Joe Biden filibustered his way through the Q&A portion of his press conference yesterday. He ate up reporters’ time by injecting arguments that supposedly support his decision to abandon Afghanistan, even though the questions he’d been asked were exclusively about the execution of the abandonment.

I discussed his most ridiculous argument in this post. Now, I want to discuss another of Biden’s talking points.

Biden said that those who point to the absence of recent American casualties in Afghanistan ignore the fact that this was due to our decision to withdraw. Had we not agreed to pull out of Afghanistan, there would have been American deaths, Biden argued.

This argument isn’t ridiculous or false, but it’s misleading.

Sure, there might well have been American deaths had the Taliban not expected the U.S. to withdraw.

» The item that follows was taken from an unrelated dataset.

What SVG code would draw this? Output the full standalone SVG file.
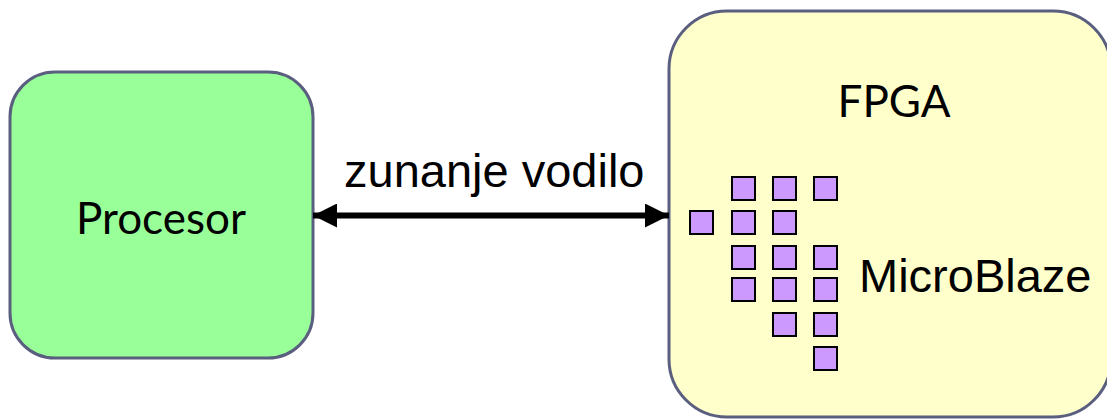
<svg xmlns="http://www.w3.org/2000/svg" width="1107" height="420" viewBox="0 0 1107 420">
  <style>
    .box { stroke: #5b5f7f; stroke-width: 3; }
    .gill { font-family: Lato, "Open Sans", sans-serif; font-size: 44px; fill: #000; }
    .arial { font-family: "Liberation Sans", Arial, sans-serif; font-size: 47px; fill: #000; }
    .cell { fill: #cc99ff; stroke: #000; stroke-width: 2; }
    .bus { stroke: #000; stroke-width: 6; fill: none; }
  </style>
  <defs>
    <marker id="head" viewBox="0 0 24 24" refX="24" refY="12" markerWidth="24" markerHeight="24" markerUnits="userSpaceOnUse" orient="auto-start-reverse">
      <path d="M0,0 L24,12 L0,24 Z" fill="#000"/>
    </marker>
  </defs>
  <rect width="1107" height="420" fill="#fff"/>

  <g id="procesor">
    <rect class="box" x="10" y="72" width="303" height="286" rx="45" fill="#99ff99"/>
    <text class="gill" x="161" y="234" text-anchor="middle">Procesor</text>
  </g>

  <g id="fpga">
    <rect class="box" x="669" y="11" width="442" height="406" rx="58" fill="#ffffcc"/>
    <text class="gill" x="894" y="117" text-anchor="middle">FPGA</text>
    <g id="microblaze">
      <!-- row 0 -->
      <rect class="cell" x="732" y="177" width="23" height="23"/>
      <rect class="cell" x="773" y="177" width="23" height="23"/>
      <rect class="cell" x="814" y="177" width="23" height="23"/>
      <!-- row 1 -->
      <rect class="cell" x="690" y="211" width="23" height="23"/>
      <rect class="cell" x="732" y="211" width="23" height="23"/>
      <rect class="cell" x="773" y="211" width="23" height="23"/>
      <!-- row 2 -->
      <rect class="cell" x="732" y="246" width="23" height="23"/>
      <rect class="cell" x="773" y="246" width="23" height="23"/>
      <rect class="cell" x="814" y="246" width="23" height="23"/>
      <!-- row 3 -->
      <rect class="cell" x="732" y="278" width="23" height="23"/>
      <rect class="cell" x="773" y="278" width="23" height="23"/>
      <rect class="cell" x="814" y="278" width="23" height="23"/>
      <!-- row 4 -->
      <rect class="cell" x="773" y="313" width="23" height="23"/>
      <rect class="cell" x="814" y="313" width="23" height="23"/>
      <!-- row 5 -->
      <rect class="cell" x="814" y="347" width="23" height="23"/>
      <text class="arial" x="859" y="292">MicroBlaze</text>
    </g>
  </g>

  <g id="connectors">
    <line class="bus" x1="313" y1="215.5" x2="669" y2="215.5" marker-start="url(#head)" marker-end="url(#head)"/>
    <text class="arial" x="344" y="187">zunanje vodilo</text>
  </g>
</svg>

But American deaths have been minimal (between one and two dozen per year) for more than six years, and it’s only been a year and a half since the U.S. said it would withdraw if certain conditions were met. Thus, it’s wrong to suggest that, absent the expectation of a pullout, there would have been a substantial number of U.S. deaths in Afghanistan.

The argument that opponents of the pullout are making — that our engagement was resulting in very few American deaths — is accurate. Biden couldn’t deny it, so instead he knocked down a strawman — the view, held by no one, that we could stay engaged with no American deaths.

But maybe for Biden this is not a straw man. Maybe Biden believes that no U.S. military engagement overseas that results in any American deaths is worth it. Maybe Beau Biden’s death, which Joe Biden attributes to his service in Iraq, has induced this belief.

If so, Biden is unfit for that reason alone to be commander-in-chief.